By BBC News Online Science Editor Dr David Whitehouse The tail of sodium gas that streams out for great distances behind the Moon has been observed better than ever before.
The new observations were made on the nights following the Leonid meteor shower of November 1998.
The sodium atoms were blasted into space as tiny meteorites struck the lunar soil, it is believed.
The tail of sodium gas was seen to stretch for distances of at least 800,000 kilometres (500,000 miles) behind the Moon. Its appearance changed over three consecutive nights.
Thin atmosphere
Since the Apollo Moon program, scientists have known that the Moon has an atmosphere, but it is extremely thin.
"It is one continuously being produced by evaporation of surface materials,
and then continuously being lost by escape or impact back onto the surface,"
said Michael Mendillo, professor of astronomy at Boston University, where
the new research was conducted.
Ten years ago, ground-based telescopes revealed that sodium gas formed part of the lunar atmosphere.

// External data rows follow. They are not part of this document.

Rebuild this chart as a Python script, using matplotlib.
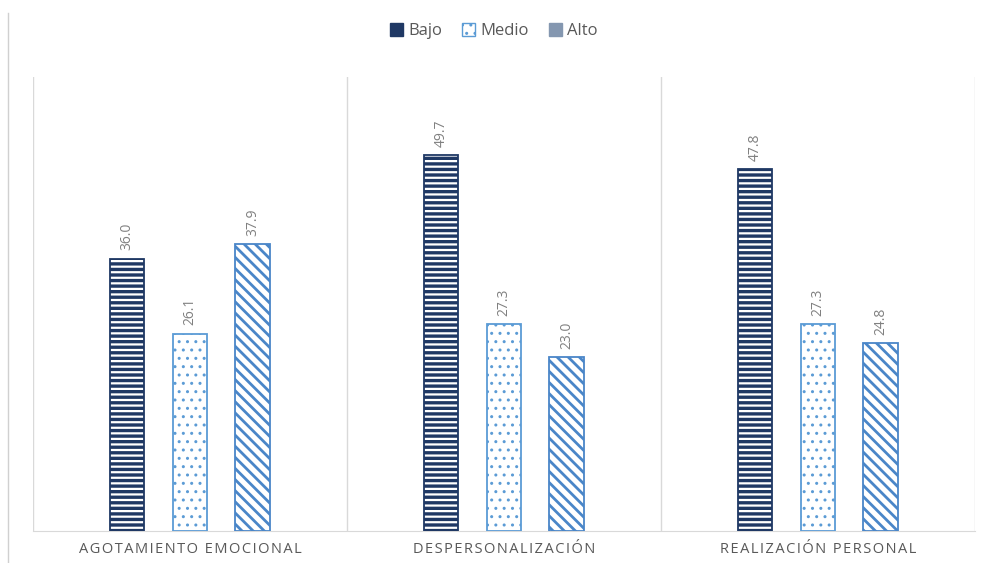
import matplotlib
matplotlib.use("Agg")
import matplotlib.pyplot as plt
import numpy as np
from matplotlib.patches import Patch
from matplotlib.lines import Line2D

CATEGORIES = ["AGOTAMIENTO EMOCIONAL", "DESPERSONALIZACIÓN", "REALIZACIÓN PERSONAL"]
BAJO = [36.0, 49.7, 47.8]
MEDIO = [26.1, 27.3, 27.3]
ALTO = [37.9, 23.0, 24.8]

NAVY = "#1F3864"
LIGHT = "#5B9BD5"
MID = "#4A86C8"
GRID = "#D9D9D9"
TXT = "#595959"

plt.rcParams["font.family"] = ["Open Sans", "DejaVu Sans"]


def spaced(s):
    return "\u200a".join(s)


fig = plt.figure(figsize=(9.87, 5.63), dpi=100)
ax = fig.add_axes([0.0334, 0.0568, 0.9544, 0.8064])

x = np.arange(len(CATEGORIES))
w = 0.11
series = [
    ("Bajo", BAJO, -0.2, NAVY, "---", 2.4),
    ("Medio", MEDIO, 0.0, LIGHT, "..", 1.0),
    ("Alto", ALTO, 0.2, MID, "\\\\\\", 2.0),
]
for name, vals, off, col, hatch, hlw in series:
    with plt.rc_context({"hatch.linewidth": hlw}):
        bars = ax.bar(x + off, vals, w, facecolor="white", edgecolor=col,
                      hatch=hatch, lw=1.3, zorder=3)
    for b, v in zip(bars, vals):
        ax.annotate(f"{v:.1f}", (b.get_x() + b.get_width() / 2, v),
                    xytext=(0, 6), textcoords="offset points",
                    rotation=90, ha="center", va="bottom",
                    fontsize=10, color="#808080")

ax.set_xlim(-0.5, len(CATEGORIES) - 0.5)
ax.set_ylim(0, 60)
ax.set_yticks([])
ax.set_xticks(x)
ax.set_xticklabels([spaced(c) for c in CATEGORIES], fontsize=10.5, color=TXT)
ax.tick_params(axis="x", length=0, pad=8)
for b in np.arange(-0.5, len(CATEGORIES), 1.0):
    ax.axvline(b, color=GRID, lw=1, zorder=1)
for s in ["top", "left", "right"]:
    ax.spines[s].set_visible(False)
ax.spines["bottom"].set_color(GRID)

# chart frame on the left
fig.add_artist(Line2D([8 / 987, 8 / 987], [0, 1 - 13 / 563],
                      transform=fig.transFigure, color="#D0D0D0", lw=1))

handles = [
    Patch(facecolor=NAVY, edgecolor=NAVY),
    Patch(facecolor="white", edgecolor=LIGHT, hatch=".."),
    Patch(facecolor="#8497B0", edgecolor="#8497B0"),
]
fig.legend(handles, ["Bajo", "Medio", "Alto"], loc="center",
           bbox_to_anchor=(0.5, 1 - 31 / 563), ncol=3, frameon=False,
           fontsize=12, labelcolor=TXT, handlelength=0.8, handleheight=0.8,
           handletextpad=0.3, columnspacing=1.2)

fig.savefig("out.png", dpi=100)
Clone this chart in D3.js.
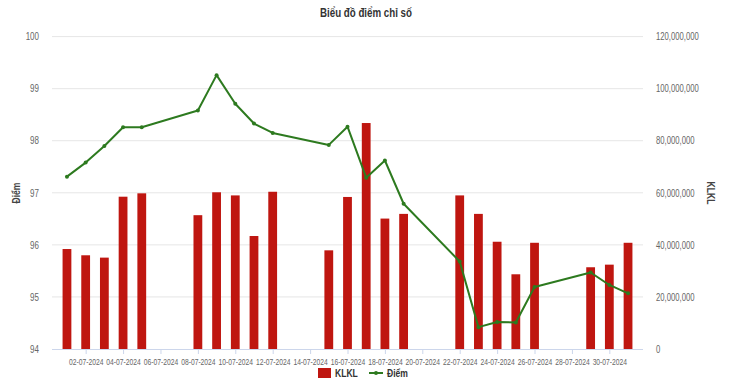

"There are less than 50 atoms of sodium per cubic centimetre in the
atmosphere just above the surface of the Moon," says Jeffrey Baumgardner, of
Boston University's Centre for Space Physics.
In contrast there are ten thousand million billion molecules per cubic centimetres in Earth's atmosphere at the surface.
Earthward bound
The researchers found that when the Moon is new, it takes two days or so for sodium atoms leaving the surface to reach the vicinity of the Earth.
They are pushed away from the Moon by the pressure of sunlight and, as they sweep past us, the Earth's gravity pulls on them, focusing them into a long narrow tail.
If the Moon's sodium tail were perhaps a thousand times brighter it would be bright enough for the human eye to see. It would appear as a glowing orange cloud dominating the night-time sky.